**Stated goal:**
Starting from the top of the material, restate each line exactly until the line that contains "width=60.8mm, align=center, text", which is also copied. Pictures are excluded.

Records from a collection:

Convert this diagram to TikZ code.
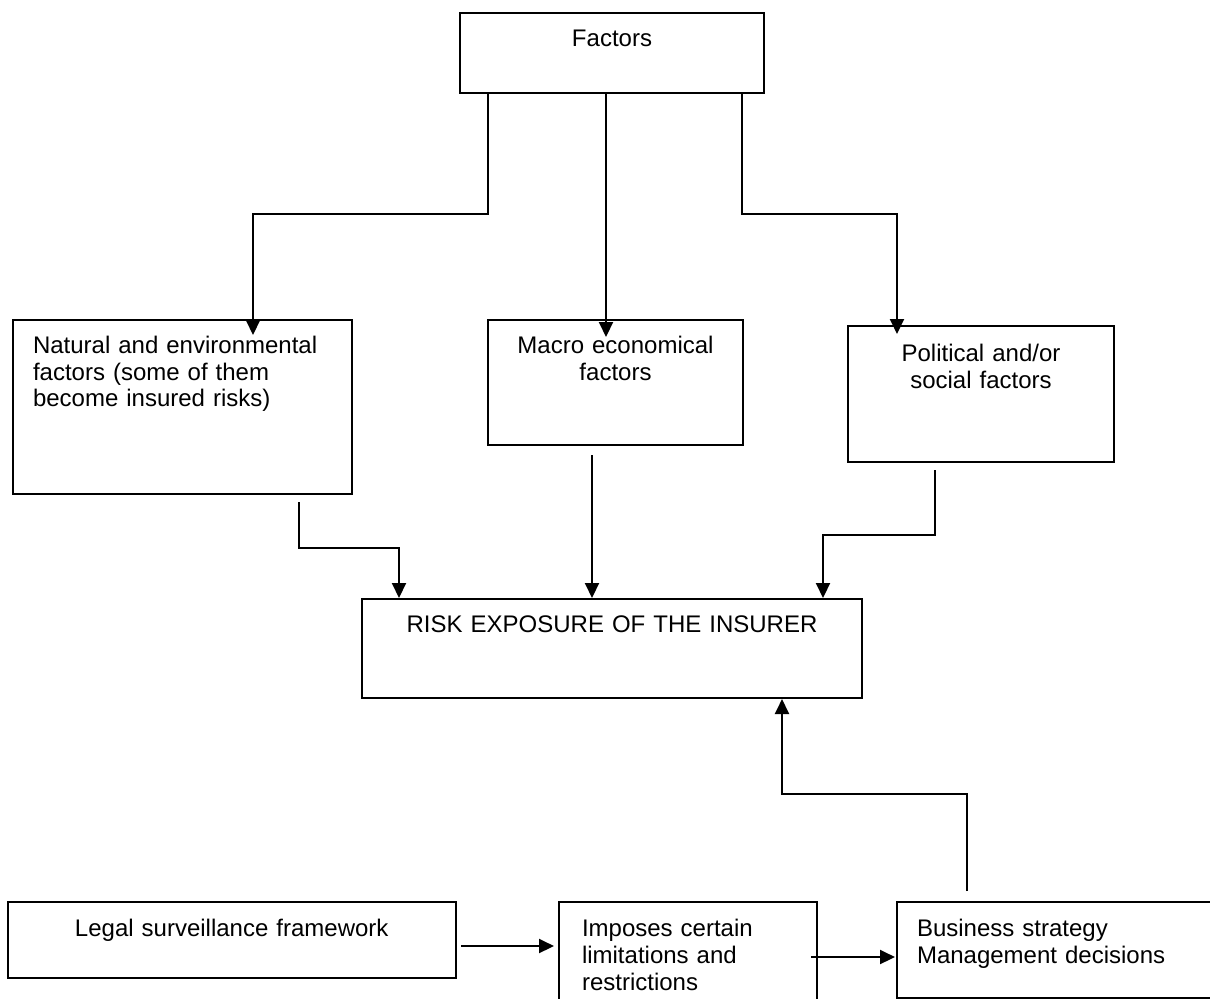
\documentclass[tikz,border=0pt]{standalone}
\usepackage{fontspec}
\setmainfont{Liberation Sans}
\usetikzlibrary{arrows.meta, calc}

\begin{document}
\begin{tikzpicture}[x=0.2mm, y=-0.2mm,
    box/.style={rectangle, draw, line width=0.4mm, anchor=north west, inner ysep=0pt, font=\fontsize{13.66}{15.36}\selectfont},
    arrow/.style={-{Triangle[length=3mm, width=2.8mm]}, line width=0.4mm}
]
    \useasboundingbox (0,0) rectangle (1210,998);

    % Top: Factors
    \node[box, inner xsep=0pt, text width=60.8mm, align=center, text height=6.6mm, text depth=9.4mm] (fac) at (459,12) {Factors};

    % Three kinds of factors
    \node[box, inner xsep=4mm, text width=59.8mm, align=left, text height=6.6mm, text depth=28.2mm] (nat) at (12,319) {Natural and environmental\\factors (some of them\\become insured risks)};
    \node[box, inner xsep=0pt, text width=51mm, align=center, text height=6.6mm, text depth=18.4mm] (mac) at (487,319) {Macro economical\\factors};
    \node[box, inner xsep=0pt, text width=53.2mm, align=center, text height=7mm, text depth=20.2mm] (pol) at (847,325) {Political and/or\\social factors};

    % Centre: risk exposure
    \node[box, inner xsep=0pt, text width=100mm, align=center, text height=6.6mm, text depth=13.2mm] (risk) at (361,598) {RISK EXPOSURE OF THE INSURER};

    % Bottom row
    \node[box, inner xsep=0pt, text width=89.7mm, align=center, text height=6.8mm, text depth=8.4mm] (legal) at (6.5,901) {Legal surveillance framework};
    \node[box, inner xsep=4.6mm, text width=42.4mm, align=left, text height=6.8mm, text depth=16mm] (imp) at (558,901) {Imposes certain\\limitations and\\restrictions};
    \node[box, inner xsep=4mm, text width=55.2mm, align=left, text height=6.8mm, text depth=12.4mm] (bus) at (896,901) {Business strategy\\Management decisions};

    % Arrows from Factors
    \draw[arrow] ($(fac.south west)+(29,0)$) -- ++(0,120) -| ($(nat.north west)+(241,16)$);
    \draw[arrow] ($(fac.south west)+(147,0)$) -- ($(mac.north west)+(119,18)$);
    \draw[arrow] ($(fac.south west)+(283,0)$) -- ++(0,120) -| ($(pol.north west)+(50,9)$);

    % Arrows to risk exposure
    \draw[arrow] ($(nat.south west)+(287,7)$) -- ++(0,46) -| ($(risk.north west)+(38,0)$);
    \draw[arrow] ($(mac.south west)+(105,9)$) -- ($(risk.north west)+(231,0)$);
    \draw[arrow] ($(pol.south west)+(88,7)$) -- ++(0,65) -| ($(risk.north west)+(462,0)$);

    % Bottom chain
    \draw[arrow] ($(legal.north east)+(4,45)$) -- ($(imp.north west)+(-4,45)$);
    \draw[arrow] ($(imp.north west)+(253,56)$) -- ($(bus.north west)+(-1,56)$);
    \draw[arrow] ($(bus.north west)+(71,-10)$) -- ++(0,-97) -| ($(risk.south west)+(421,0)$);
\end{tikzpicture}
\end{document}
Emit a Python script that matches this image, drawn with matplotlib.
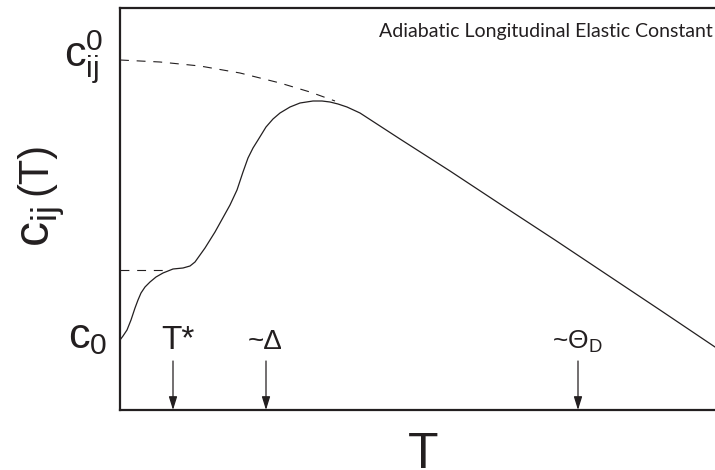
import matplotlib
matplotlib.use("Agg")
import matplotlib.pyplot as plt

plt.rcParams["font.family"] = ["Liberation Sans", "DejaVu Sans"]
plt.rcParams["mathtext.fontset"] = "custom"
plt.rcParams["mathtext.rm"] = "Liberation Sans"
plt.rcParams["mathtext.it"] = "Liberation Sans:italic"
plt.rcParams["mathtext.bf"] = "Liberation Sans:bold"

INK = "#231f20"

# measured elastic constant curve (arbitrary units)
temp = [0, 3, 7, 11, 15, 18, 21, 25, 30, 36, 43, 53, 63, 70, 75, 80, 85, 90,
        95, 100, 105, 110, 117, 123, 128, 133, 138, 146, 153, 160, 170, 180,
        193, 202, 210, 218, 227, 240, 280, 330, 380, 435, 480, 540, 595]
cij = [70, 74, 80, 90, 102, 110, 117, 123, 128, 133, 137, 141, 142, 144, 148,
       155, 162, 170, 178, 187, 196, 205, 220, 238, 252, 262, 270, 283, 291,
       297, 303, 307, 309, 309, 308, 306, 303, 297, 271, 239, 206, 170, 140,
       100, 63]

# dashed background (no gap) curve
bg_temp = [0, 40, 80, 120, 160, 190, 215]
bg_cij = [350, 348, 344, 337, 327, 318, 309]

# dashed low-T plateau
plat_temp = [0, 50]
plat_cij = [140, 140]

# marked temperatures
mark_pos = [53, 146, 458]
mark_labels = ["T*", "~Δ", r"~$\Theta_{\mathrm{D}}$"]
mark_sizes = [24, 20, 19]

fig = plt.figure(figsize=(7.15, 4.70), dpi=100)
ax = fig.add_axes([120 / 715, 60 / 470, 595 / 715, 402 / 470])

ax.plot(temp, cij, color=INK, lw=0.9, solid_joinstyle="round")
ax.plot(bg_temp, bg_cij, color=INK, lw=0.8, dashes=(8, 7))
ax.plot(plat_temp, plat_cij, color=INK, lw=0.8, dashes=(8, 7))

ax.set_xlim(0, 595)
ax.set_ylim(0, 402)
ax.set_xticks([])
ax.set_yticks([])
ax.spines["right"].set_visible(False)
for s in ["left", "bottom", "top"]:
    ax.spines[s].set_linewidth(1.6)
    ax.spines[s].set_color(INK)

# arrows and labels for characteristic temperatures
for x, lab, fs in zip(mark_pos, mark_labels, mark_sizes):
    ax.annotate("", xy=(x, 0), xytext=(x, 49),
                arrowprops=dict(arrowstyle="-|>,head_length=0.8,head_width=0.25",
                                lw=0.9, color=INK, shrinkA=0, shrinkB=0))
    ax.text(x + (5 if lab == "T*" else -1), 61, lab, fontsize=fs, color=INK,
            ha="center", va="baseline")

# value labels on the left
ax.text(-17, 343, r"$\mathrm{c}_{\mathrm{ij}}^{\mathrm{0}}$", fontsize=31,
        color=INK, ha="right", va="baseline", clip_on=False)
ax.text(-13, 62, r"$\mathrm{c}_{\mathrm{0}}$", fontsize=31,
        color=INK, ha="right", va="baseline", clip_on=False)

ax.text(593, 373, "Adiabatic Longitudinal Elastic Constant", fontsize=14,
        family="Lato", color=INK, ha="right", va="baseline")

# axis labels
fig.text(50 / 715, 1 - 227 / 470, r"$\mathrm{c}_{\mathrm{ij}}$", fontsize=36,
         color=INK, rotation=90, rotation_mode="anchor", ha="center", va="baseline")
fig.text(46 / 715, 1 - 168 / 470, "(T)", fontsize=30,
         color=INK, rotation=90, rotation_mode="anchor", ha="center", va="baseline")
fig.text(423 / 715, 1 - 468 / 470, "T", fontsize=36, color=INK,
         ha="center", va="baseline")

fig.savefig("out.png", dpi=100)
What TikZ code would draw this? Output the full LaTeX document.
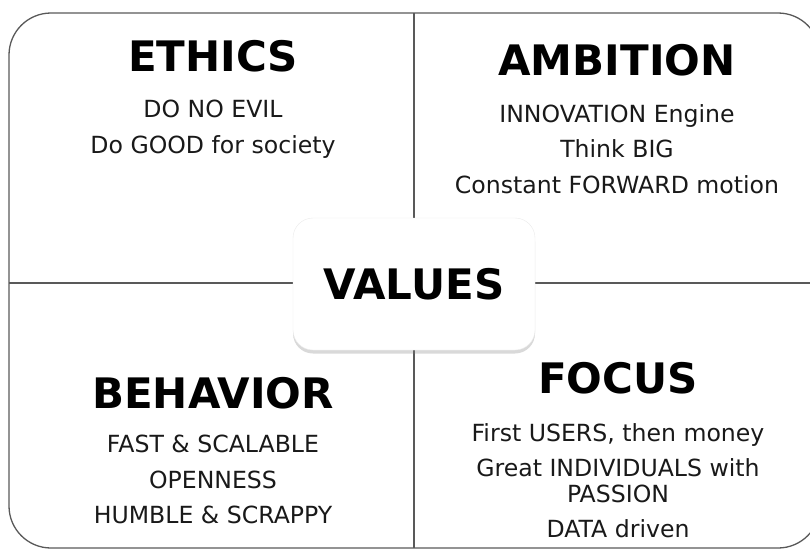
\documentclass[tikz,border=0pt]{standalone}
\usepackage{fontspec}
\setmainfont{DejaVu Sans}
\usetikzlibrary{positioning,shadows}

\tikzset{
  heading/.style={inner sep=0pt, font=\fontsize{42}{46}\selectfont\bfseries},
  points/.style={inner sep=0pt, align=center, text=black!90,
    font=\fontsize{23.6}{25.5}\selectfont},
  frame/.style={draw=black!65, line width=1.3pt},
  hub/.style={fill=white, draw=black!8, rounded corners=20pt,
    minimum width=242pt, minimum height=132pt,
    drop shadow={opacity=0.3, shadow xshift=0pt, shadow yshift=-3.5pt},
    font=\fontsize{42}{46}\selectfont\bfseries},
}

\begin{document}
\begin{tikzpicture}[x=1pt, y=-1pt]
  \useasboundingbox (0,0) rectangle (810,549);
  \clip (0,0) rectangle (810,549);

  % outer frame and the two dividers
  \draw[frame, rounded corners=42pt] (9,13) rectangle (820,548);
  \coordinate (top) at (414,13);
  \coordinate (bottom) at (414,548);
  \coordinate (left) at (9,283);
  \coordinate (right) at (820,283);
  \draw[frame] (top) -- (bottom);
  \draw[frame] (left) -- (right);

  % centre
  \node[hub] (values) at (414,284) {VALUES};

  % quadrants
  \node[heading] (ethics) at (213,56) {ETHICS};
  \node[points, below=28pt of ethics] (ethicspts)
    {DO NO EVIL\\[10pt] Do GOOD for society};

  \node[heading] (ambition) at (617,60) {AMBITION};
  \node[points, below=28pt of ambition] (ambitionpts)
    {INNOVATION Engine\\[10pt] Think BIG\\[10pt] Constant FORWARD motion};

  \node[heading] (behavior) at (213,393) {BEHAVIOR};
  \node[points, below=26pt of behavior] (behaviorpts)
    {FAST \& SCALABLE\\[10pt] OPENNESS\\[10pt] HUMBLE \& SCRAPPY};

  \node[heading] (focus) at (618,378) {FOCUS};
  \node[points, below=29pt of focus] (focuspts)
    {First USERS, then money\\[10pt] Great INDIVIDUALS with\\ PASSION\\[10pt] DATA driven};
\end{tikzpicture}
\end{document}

**Answer to the task:**
Convert this diagram to TikZ code.
\documentclass[tikz,border=0pt]{standalone}
\usepackage{fontspec}
\setmainfont{Liberation Sans}
\usetikzlibrary{arrows.meta, calc}

\begin{document}
\begin{tikzpicture}[x=0.2mm, y=-0.2mm,
    box/.style={rectangle, draw, line width=0.4mm, anchor=north west, inner ysep=0pt, font=\fontsize{13.66}{15.36}\selectfont},
    arrow/.style={-{Triangle[length=3mm, width=2.8mm]}, line width=0.4mm}
]
    \useasboundingbox (0,0) rectangle (1210,998);

    % Top: Factors
    \node[box, inner xsep=0pt, text width=60.8mm, align=center, text height=6.6mm, text depth=9.4mm] (fac) at (459,12) {Factors};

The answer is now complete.